Dual Enrollment Can Boost Students Toward Credentials for Careers
Report offers ideas for states to advance their programs
Dual enrollment holds the promise of accelerating high school students’ route to postsecondary education and in-demand careers. A new report from the Southern Regional Education Board highlights promising programs to help states realize that potential.
Dual Enrollment Across SREB States: Credentials, Workforce and Student Success spotlights how states are addressing which students have access to the courses, how much they cost and how they help students earn valuable credentials.
“With dual enrollment, students can earn credentials that align with workforce needs while they’re still in high school,” said Dale Winkler, SREB vice president for school improvement. “It should be available to a broad group of students, not just an exclusive option for the academically advanced.”

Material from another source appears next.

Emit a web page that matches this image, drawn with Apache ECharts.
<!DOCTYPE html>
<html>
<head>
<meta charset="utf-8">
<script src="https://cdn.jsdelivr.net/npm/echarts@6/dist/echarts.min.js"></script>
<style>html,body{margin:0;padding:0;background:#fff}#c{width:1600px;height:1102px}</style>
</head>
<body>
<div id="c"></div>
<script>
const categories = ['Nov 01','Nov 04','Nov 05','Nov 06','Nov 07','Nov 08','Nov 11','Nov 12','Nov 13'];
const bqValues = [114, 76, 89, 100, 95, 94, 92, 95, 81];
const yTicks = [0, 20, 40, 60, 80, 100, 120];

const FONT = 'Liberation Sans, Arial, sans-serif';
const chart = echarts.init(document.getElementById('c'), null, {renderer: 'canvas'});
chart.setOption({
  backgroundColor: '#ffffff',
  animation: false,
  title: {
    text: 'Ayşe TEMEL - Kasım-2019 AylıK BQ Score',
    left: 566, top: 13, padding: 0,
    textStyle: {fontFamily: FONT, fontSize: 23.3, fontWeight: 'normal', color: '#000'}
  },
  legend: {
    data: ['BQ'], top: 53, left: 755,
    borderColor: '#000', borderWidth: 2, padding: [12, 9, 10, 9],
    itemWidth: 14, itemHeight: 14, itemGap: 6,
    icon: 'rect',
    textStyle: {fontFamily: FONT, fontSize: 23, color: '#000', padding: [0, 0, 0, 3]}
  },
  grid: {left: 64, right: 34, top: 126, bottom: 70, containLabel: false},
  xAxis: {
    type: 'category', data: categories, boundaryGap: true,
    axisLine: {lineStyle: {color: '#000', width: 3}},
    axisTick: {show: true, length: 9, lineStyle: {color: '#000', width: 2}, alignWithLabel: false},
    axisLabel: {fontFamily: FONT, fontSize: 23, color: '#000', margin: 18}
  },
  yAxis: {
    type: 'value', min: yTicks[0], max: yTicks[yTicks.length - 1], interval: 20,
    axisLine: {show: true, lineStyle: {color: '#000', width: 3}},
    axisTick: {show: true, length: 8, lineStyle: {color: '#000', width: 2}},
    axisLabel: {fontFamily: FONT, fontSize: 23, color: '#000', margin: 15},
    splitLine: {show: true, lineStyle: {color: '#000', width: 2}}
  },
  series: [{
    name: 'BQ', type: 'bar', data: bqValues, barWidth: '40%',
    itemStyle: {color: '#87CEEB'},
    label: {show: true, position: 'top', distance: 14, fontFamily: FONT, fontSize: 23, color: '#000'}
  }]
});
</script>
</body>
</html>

Dual enrollment: College courses taught to high school students for both college and high school credit
A few examples from the promising approaches to dual enrollment covered in the report:
- Louisiana uses dual enrollment as a key strategy to expand the number of people enrolled in postsecondary education.

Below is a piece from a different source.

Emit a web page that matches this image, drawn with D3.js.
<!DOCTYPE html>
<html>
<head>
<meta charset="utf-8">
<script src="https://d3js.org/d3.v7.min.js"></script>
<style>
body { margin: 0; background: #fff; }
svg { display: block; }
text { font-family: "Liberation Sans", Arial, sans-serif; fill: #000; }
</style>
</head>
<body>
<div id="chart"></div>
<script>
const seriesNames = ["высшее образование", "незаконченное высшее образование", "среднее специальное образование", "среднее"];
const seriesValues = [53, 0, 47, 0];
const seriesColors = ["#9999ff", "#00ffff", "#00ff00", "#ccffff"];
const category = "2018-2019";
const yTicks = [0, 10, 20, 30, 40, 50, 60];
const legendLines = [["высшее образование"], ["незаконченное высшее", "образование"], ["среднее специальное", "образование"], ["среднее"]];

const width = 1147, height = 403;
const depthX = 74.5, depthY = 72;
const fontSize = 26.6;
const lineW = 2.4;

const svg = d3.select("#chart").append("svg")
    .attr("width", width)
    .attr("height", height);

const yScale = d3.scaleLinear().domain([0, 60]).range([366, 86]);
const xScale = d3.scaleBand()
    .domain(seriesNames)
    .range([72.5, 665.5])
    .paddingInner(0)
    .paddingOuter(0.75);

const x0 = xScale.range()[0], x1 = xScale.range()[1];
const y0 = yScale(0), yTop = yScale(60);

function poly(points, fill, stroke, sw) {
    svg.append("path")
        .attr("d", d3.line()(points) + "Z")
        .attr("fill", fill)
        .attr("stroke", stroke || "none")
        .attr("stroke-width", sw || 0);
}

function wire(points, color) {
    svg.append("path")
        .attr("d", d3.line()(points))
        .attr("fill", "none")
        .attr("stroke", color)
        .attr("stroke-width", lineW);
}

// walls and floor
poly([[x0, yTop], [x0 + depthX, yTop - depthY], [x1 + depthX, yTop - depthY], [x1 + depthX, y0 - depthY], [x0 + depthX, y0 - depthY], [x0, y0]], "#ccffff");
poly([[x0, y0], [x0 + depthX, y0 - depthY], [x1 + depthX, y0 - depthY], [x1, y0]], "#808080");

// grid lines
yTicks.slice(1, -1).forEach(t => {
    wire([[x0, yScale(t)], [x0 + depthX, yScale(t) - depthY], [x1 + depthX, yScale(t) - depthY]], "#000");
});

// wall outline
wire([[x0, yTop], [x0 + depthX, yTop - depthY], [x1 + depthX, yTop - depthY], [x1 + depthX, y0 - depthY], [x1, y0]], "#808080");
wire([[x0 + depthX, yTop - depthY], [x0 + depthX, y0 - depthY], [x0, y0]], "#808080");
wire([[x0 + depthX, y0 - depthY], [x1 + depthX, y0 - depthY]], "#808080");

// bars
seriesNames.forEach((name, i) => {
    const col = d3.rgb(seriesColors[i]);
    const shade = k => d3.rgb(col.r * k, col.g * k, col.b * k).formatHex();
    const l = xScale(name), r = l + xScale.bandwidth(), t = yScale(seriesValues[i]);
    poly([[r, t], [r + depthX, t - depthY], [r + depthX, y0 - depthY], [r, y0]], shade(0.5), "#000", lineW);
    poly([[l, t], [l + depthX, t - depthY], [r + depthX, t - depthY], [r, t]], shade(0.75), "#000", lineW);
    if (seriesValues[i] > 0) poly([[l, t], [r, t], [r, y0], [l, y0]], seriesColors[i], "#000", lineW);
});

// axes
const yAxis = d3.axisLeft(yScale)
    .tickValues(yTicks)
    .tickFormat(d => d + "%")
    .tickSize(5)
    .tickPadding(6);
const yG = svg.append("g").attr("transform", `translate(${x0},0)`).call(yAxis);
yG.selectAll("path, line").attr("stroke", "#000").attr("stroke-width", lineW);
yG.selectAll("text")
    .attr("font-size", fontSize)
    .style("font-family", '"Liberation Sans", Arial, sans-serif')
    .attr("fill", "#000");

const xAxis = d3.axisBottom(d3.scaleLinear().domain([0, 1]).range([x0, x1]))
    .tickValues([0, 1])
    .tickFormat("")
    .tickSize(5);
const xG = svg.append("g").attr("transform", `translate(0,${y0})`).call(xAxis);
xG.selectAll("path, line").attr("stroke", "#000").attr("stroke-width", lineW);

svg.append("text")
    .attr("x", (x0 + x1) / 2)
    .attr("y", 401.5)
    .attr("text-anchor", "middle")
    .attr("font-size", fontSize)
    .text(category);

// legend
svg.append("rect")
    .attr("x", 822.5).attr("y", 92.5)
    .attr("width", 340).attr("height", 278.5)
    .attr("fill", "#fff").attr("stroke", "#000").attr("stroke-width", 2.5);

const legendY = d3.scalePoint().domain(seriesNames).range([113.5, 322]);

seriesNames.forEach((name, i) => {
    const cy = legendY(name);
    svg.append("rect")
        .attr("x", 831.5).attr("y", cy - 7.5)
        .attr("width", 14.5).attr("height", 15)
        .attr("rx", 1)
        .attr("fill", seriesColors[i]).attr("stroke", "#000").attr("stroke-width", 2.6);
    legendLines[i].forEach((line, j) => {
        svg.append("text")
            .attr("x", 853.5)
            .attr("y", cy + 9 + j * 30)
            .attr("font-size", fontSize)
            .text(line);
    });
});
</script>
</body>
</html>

- Tennessee has expanded open educational resources into high schools through statewide dual credit.
- West Virginia’s Grow Your Own Pathway to Teaching aligns high school and postsecondary curriculum through dual enrollment to strengthen the teacher pipeline in the state.
Dual Enrollment Programs in SREB States
All SREB states offer dual enrollment ─ college courses offered to high school students for both high school and college credit. Programs are structured differently state-to-state, and the report details how dual enrollment is organized and funded, as well as which students are eligible and how course quality is determined.
SREB has updated this information annually to allow policymakers to spot similarities, differences and opportunities among states.
Dual Enrollment Legislation
In the SREB region, 14 of 16 states enacted dual enrollment legislation in the last four years. Dual Enrollment Across SREB States details 2022 legislation that addressed, for example, how much high school students can be charged for courses, how institutions apply credit, and how the state funds dual enrollment programs.
SREB staff are monitoring legislation during 2023 sessions as well.
SREB’s Dual Enrollment Initiative
The SREB Dual Enrollment Advisory Panel has engaged policymakers, state and local educational leaders, and K-12 and postsecondary educators since 2019 to identify and share promising policies and practices. The new report summarizes the work of the SREB Dual Enrollment Initiative to date and lays out its agenda for 2023-24.
The initiative has identified common challenges facing SREB states, for both students (access, eligibility and cost) and programs (quality, transfer, funding, data and reporting).
Now the SREB Dual Enrollment Initiative will begin offering technical assistance to help states advance dual enrollment as a way for high school students to complete college credentials aligned with workforce readiness. The advisory panel will also explore ways to help instructors gain credentials to teach dual credit courses and improve their quality.